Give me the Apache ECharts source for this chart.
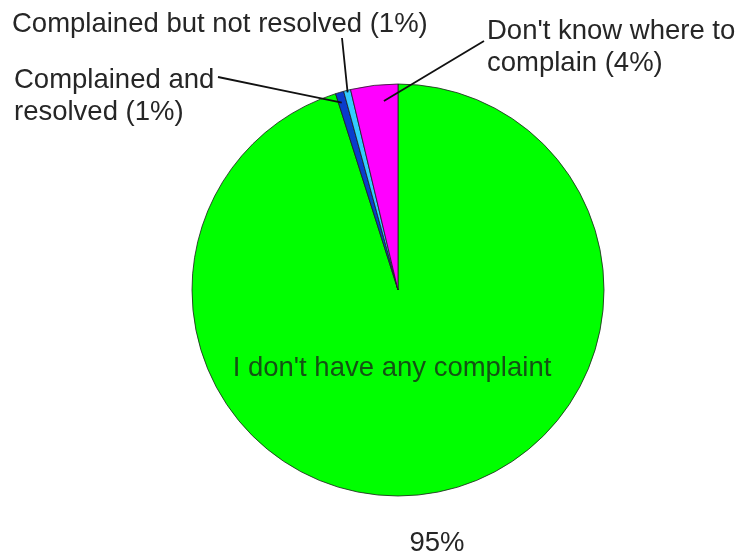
<!DOCTYPE html>
<html>
<head>
<meta charset="utf-8">
<style>
  html, body { margin: 0; padding: 0; background: #ffffff; }
  #chart { width: 738px; height: 556px; }
</style>
<script src="https://cdn.jsdelivr.net/npm/echarts@6/dist/echarts.min.js"></script>
</head>
<body>
<div id="chart"></div>
<script>
// Complaint status survey: share of respondents per answer (%)
const categories = [
  "I don't have any complaint",
  "Complained and resolved",
  "Complained but not resolved",
  "Don't know where to complain"
];
const shares = [95.1, 0.65, 0.55, 3.7];
const sliceColors = ['#00ff00', '#0a3ccc', '#33ccff', '#ff00ff'];

// Pie geometry (pixels)
const CX = 398, CY = 290, R = 206;
const FONT = 'Liberation Sans, Arial, Helvetica, sans-serif';
const FONT_SIZE = 27.5;
const TEXT_COLOR = '#262626';

// Where each label sits and where its leader line touches its slice
// (t: fraction across the slice, k: fraction of the radius)
const labelPlaces = [
  { x: 392, y: 368, align: 'center', inside: true },
  { x: 14, y: 96, align: 'left', wrapAfter: 2, lineEnd: [218, 77], t: 0.4, k: 0.95 },
  { x: 12, y: 24, align: 'left', lineEnd: [342, 38], t: 0.5, k: 0.99 },
  { x: 487, y: 47, align: 'left', wrapAfter: 4, lineEnd: [484, 41], t: 0.68, k: 0.92 }
];

const total = shares.reduce((a, b) => a + b, 0);
const pct = v => Math.round(v / total * 100);

// Point inside slice i, measured from where the slice starts (clockwise from 12 o'clock)
function slicePoint(i, t, k) {
  let before = 0;
  for (let j = 0; j < i; j++) before += shares[j];
  const frac = (before + shares[i] * t) / total;
  const ang = (90 - 360 * frac) * Math.PI / 180;
  return [CX + R * k * Math.cos(ang), CY - R * k * Math.sin(ang)];
}

function labelText(i) {
  if (labelPlaces[i].inside) return categories[i];
  const words = (categories[i] + ' (' + pct(shares[i]) + '%)').split(' ');
  const n = labelPlaces[i].wrapAfter;
  if (!n) return words.join(' ');
  return words.slice(0, n).join(' ') + '\n' + words.slice(n).join(' ');
}

// Slices
const sliceData = categories.map((name, i) => ({
  name: name,
  value: shares[i],
  itemStyle: { color: sliceColors[i] }
}));

// Same slices, transparent, carrying the labels so leader lines sit above the pie
const labelData = categories.map((name, i) => ({
  name: name,
  value: shares[i],
  label: labelPlaces[i].inside
    ? { position: 'inside', color: '#145214' }
    : { position: 'outside', color: TEXT_COLOR },
  labelLine: { show: !labelPlaces[i].inside }
}));

const chart = echarts.init(document.getElementById('chart'), null, { renderer: 'canvas' });

chart.setOption({
  backgroundColor: '#ffffff',
  animation: false,
  graphic: [{
    type: 'text',
    x: 437,
    y: 543,
    style: {
      text: pct(shares[0]) + '%',
      font: FONT_SIZE + 'px ' + FONT,
      fill: TEXT_COLOR,
      align: 'center',
      verticalAlign: 'middle'
    }
  }],
  series: [
    {
      type: 'pie',
      z: 2,
      center: [CX, CY],
      radius: R,
      startAngle: 90,
      clockwise: true,
      silent: true,
      data: sliceData,
      itemStyle: { borderColor: '#1e1e1e', borderWidth: 0.8 },
      label: { show: false },
      labelLine: { show: false }
    },
    {
      type: 'pie',
      z: 3,
      center: [CX, CY],
      radius: R,
      startAngle: 90,
      clockwise: true,
      avoidLabelOverlap: false,
      silent: true,
      data: labelData,
      itemStyle: { color: 'rgba(0,0,0,0)', borderWidth: 0 },
      label: {
        show: true,
        formatter: p => labelText(p.dataIndex),
        fontFamily: FONT,
        fontSize: FONT_SIZE,
        lineHeight: 32
      },
      labelLine: {
        show: true,
        smooth: false,
        lineStyle: { color: '#111111', width: 1.8 }
      },
      labelLayout: function (params) {
        const place = labelPlaces[params.dataIndex];
        const out = { x: place.x, y: place.y, align: place.align, verticalAlign: 'middle', hideOverlap: false };
        if (!place.inside) {
          const a = slicePoint(params.dataIndex, place.t, place.k);
          const e = place.lineEnd;
          out.labelLinePoints = [a, [(a[0] + e[0]) / 2, (a[1] + e[1]) / 2], e];
        }
        return out;
      }
    }
  ]
});
</script>
</body>
</html>
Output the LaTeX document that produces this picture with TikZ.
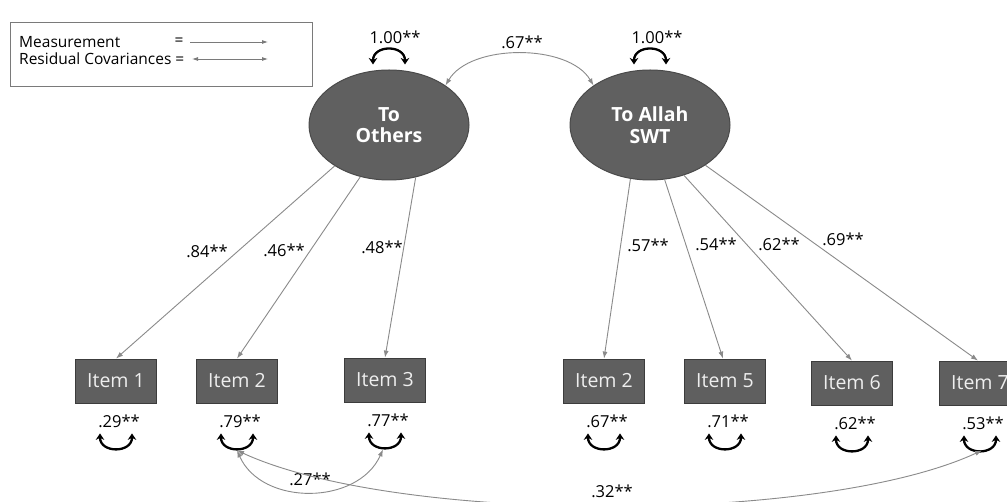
\documentclass[tikz,border=0pt]{standalone}
\usepackage{fontspec}
\setmainfont{Open Sans}
\usetikzlibrary{arrows.meta,shapes.geometric,calc}
\definecolor{latentfill}{HTML}{606060}
\definecolor{latentline}{HTML}{4A4A4A}
\definecolor{itemfill}{HTML}{5F5F5F}
\definecolor{itemline}{HTML}{3C3C3C}
\definecolor{itemtext}{HTML}{EEEEEE}
\definecolor{loadgray}{HTML}{8A8A8A}
\definecolor{legline}{HTML}{7A7A7A}
\begin{document}
\begin{tikzpicture}[x=1pt,y=-1pt,
  latent/.style={ellipse,draw=latentline,fill=latentfill,line width=1pt,minimum width=160pt,minimum height=110pt,inner sep=0pt,text=white,font=\fontsize{19.5}{21.5}\selectfont\bfseries,align=center},
  item/.style={rectangle,draw=itemline,fill=itemfill,line width=0.8pt,minimum width=81pt,minimum height=44pt,inner sep=0pt,text=itemtext,font=\fontsize{19.5}{21}\selectfont},
  load/.style={draw=loadgray,line width=0.9pt,-{Latex[length=7pt,width=5pt]}},
  cov/.style={draw=loadgray,line width=0.9pt,{Latex[length=7pt,width=5pt]}-{Latex[length=7pt,width=5pt]}},
  varloop/.style={draw=black,line width=2.3pt,{Stealth[length=6.5pt,width=8.5pt]}-{Stealth[length=6.5pt,width=8.5pt]}},
  lab/.style={font=\fontsize{16.5}{18}\selectfont,inner sep=0pt,text=black},
  legtext/.style={font=\fontsize{15.5}{17}\selectfont,inner sep=0pt,text=black},
  legarrow/.style={draw=legline,line width=0.8pt,-{Latex[length=6pt,width=4pt]}},
  legarrowb/.style={draw=legline,line width=0.8pt,{Latex[length=6pt,width=4pt]}-{Latex[length=6pt,width=4pt]}},
]
\useasboundingbox (0,0) rectangle (1007,502);
\clip (0,0) rectangle (1007,502);
\fill[white] (0,0) rectangle (1007,502);

% legend
\node[draw=legline,line width=0.8pt,minimum width=302pt,minimum height=64pt,anchor=north west,inner sep=0pt] (leg) at (10,22) {};
\node[legtext,anchor=west] (meas) at (19,42) {Measurement};
\node[legtext] (eqa) at (179,42) {=};
\node[legtext,anchor=west] (resc) at (19,59) {Residual Covariances =};
\coordinate (ma) at (190,42);
\coordinate (mb) at (268,42);
\coordinate (ra) at (192,59);
\coordinate (rb) at (268,59);
\draw[legarrow] (ma) -- (mb);
\draw[legarrowb] (ra) -- (rb);

% latent variables
\node[latent] (oth) at (389,125) {To\\Others};
\node[latent] (alh) at (650,125) {To Allah\\SWT};

% items
\node[item] (i1) at (116,381) {Item 1};
\node[item] (i2) at (237,381) {Item 2};
\node[item] (i3) at (385,380) {Item 3};
\node[item] (j2) at (604,381) {Item 2};
\node[item] (j5) at (725,381) {Item 5};
\node[item] (j6) at (852,383) {Item 6};
\node[item] (j7) at (980,383) {Item 7};

% loadings
\draw[load] (oth.217) -- (i1.north);
\draw[load] (oth.241) -- (i2.north);
\draw[load] (oth.297) -- (i3.north);
\draw[load] (alh.250) -- (j2.north);
\draw[load] (alh.285) -- ([xshift=-2pt]j5.north);
\draw[load] (alh.304) -- (j6.north);
\draw[load] (alh.324) -- ([xshift=-2pt]j7.north);

\node[lab] (l1) at (207,251) {.84**};
\node[lab] (l2) at (284,250) {.46**};
\node[lab] (l3) at (382,247) {.48**};
\node[lab] (l4) at (648,245) {.57**};
\node[lab] (l5) at (716,244) {.54**};
\node[lab] (l6) at (779,244) {.62**};
\node[lab] (l7) at (843,239) {.69**};

% latent variances
\draw[varloop] ([shift={(-16,-5)}]oth.north) .. controls +(0,-20) and +(0,-20) .. ([shift={(16,-5)}]oth.north);
\draw[varloop] ([shift={(-16,-5)}]alh.north) .. controls +(0,-20) and +(0,-20) .. ([shift={(16,-5)}]alh.north);
\node[lab] (v1) at (395,37) {1.00**};
\node[lab] (v2) at (657,37) {1.00**};

% latent covariance
\draw[cov] (oth.35) .. controls +(25,-42) and +(-25,-42) .. (alh.145);
\node[lab] (c0) at (522,42) {.67**};

% residual variances
\foreach \n/\v in {i1/.29**, i2/.79**, i3/.77**, j2/.67**, j5/.71**, j6/.62**, j7/.53**}{
  \draw[varloop] ([shift={(-16,30)}]\n.south) .. controls +(0,20) and +(0,20) .. ([shift={(16,30)}]\n.south);
  \node[lab] (r\n) at ([shift={(3,18)}]\n.south) {\v};
}

% residual covariances
\coordinate (e2) at ([shift={(0,47)}]i2.south);
\coordinate (e3) at ([shift={(-2,47)}]i3.south);
\coordinate (e7) at ([shift={(2,45)}]j7.south);
\draw[cov] (e2) .. controls +(25,56) and +(-25,56) .. (e3);
\node[lab] (c1) at (310,479) {.27**};
\draw[cov] (e2) .. controls +(160,74) and +(-160,74) .. (e7);
\node[lab] (c2) at (612,491) {.32**};
\end{tikzpicture}
\end{document}
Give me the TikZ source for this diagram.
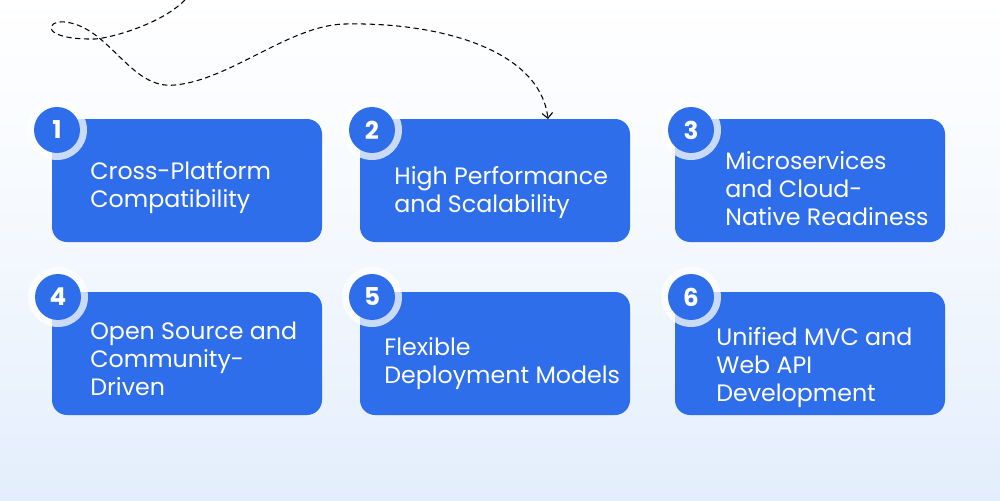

*The request*. Can the lines from the start of the records through the line with "const pct = v => Math.round(v / total * 100);" be given again exactly, with the pictures left out?

*Task answer*.
Give me the Apache ECharts source for this chart.
<!DOCTYPE html>
<html>
<head>
<meta charset="utf-8">
<style>
  html, body { margin: 0; padding: 0; background: #ffffff; }
  #chart { width: 738px; height: 556px; }
</style>
<script src="https://cdn.jsdelivr.net/npm/echarts@6/dist/echarts.min.js"></script>
</head>
<body>
<div id="chart"></div>
<script>
// Complaint status survey: share of respondents per answer (%)
const categories = [
  "I don't have any complaint",
  "Complained and resolved",
  "Complained but not resolved",
  "Don't know where to complain"
];
const shares = [95.1, 0.65, 0.55, 3.7];
const sliceColors = ['#00ff00', '#0a3ccc', '#33ccff', '#ff00ff'];

// Pie geometry (pixels)
const CX = 398, CY = 290, R = 206;
const FONT = 'Liberation Sans, Arial, Helvetica, sans-serif';
const FONT_SIZE = 27.5;
const TEXT_COLOR = '#262626';

// Where each label sits and where its leader line touches its slice
// (t: fraction across the slice, k: fraction of the radius)
const labelPlaces = [
  { x: 392, y: 368, align: 'center', inside: true },
  { x: 14, y: 96, align: 'left', wrapAfter: 2, lineEnd: [218, 77], t: 0.4, k: 0.95 },
  { x: 12, y: 24, align: 'left', lineEnd: [342, 38], t: 0.5, k: 0.99 },
  { x: 487, y: 47, align: 'left', wrapAfter: 4, lineEnd: [484, 41], t: 0.68, k: 0.92 }
];

const total = shares.reduce((a, b) => a + b, 0);
const pct = v => Math.round(v / total * 100);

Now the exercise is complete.